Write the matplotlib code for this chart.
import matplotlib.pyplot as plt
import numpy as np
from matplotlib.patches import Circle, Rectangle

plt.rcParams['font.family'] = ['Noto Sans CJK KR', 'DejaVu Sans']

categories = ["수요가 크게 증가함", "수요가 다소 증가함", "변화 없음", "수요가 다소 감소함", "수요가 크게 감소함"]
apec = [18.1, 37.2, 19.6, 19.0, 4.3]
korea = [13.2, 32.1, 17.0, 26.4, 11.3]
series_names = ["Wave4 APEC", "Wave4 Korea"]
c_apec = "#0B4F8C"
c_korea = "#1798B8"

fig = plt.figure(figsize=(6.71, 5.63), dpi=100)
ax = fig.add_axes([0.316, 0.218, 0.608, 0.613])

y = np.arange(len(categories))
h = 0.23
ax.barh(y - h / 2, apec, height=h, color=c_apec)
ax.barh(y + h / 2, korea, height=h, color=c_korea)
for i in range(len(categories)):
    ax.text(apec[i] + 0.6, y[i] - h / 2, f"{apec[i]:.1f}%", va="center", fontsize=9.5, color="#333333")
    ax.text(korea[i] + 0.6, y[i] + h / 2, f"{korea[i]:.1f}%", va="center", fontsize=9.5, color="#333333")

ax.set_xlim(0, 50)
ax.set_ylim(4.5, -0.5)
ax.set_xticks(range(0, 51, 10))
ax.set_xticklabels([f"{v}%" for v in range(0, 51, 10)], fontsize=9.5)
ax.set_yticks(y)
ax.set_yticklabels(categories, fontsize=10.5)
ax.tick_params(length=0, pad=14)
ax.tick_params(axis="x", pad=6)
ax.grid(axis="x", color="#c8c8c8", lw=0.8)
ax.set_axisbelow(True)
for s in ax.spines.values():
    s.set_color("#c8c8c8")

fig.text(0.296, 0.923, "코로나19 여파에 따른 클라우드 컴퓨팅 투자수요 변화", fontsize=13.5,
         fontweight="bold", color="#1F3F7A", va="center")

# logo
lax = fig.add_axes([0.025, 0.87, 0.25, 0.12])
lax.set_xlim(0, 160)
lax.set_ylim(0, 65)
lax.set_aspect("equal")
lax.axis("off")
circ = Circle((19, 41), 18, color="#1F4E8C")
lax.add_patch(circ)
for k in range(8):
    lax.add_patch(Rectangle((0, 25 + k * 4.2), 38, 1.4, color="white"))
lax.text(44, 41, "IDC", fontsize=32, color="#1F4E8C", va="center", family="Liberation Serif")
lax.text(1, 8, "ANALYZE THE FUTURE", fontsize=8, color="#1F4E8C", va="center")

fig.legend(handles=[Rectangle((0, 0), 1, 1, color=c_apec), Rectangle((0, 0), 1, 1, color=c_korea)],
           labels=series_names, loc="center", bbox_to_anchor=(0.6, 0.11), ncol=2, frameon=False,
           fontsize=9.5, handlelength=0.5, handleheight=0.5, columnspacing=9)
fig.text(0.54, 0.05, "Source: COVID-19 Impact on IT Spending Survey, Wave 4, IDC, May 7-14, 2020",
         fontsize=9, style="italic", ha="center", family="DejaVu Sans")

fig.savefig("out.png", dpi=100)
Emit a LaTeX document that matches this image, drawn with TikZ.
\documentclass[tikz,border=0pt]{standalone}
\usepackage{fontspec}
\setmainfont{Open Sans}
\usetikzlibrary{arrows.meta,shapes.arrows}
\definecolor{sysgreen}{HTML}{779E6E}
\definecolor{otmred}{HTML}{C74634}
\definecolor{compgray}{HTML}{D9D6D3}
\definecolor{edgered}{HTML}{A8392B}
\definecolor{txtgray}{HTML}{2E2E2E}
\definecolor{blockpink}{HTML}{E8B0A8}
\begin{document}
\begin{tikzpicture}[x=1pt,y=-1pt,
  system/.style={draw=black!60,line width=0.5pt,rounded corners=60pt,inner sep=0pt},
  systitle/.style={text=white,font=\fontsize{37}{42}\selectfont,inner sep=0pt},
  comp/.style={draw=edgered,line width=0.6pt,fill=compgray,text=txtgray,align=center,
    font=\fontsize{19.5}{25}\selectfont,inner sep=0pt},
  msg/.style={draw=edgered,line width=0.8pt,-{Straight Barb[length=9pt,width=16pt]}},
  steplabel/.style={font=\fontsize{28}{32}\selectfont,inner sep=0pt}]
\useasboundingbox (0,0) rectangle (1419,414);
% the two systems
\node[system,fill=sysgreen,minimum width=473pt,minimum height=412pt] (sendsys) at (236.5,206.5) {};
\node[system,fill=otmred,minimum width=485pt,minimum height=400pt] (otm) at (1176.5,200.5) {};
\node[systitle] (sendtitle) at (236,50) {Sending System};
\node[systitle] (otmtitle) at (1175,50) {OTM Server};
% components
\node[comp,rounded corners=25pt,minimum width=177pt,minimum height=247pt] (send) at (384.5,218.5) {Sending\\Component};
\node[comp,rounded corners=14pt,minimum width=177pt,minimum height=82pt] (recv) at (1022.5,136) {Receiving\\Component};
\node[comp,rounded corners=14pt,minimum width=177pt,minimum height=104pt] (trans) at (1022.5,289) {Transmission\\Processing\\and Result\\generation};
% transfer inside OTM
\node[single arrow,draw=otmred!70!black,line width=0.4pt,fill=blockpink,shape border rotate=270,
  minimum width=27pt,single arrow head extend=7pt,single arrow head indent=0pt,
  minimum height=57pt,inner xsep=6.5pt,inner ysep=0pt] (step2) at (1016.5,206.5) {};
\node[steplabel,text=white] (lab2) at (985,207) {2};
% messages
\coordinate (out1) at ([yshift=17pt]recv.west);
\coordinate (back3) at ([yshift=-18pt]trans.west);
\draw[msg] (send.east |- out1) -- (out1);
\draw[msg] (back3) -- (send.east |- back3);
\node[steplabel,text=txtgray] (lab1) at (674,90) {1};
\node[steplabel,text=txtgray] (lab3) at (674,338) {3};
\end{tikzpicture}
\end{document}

◆ Task statement:
How many lines in the records above hold the word "this"? Give only the number.

◆ Exercise solution:
2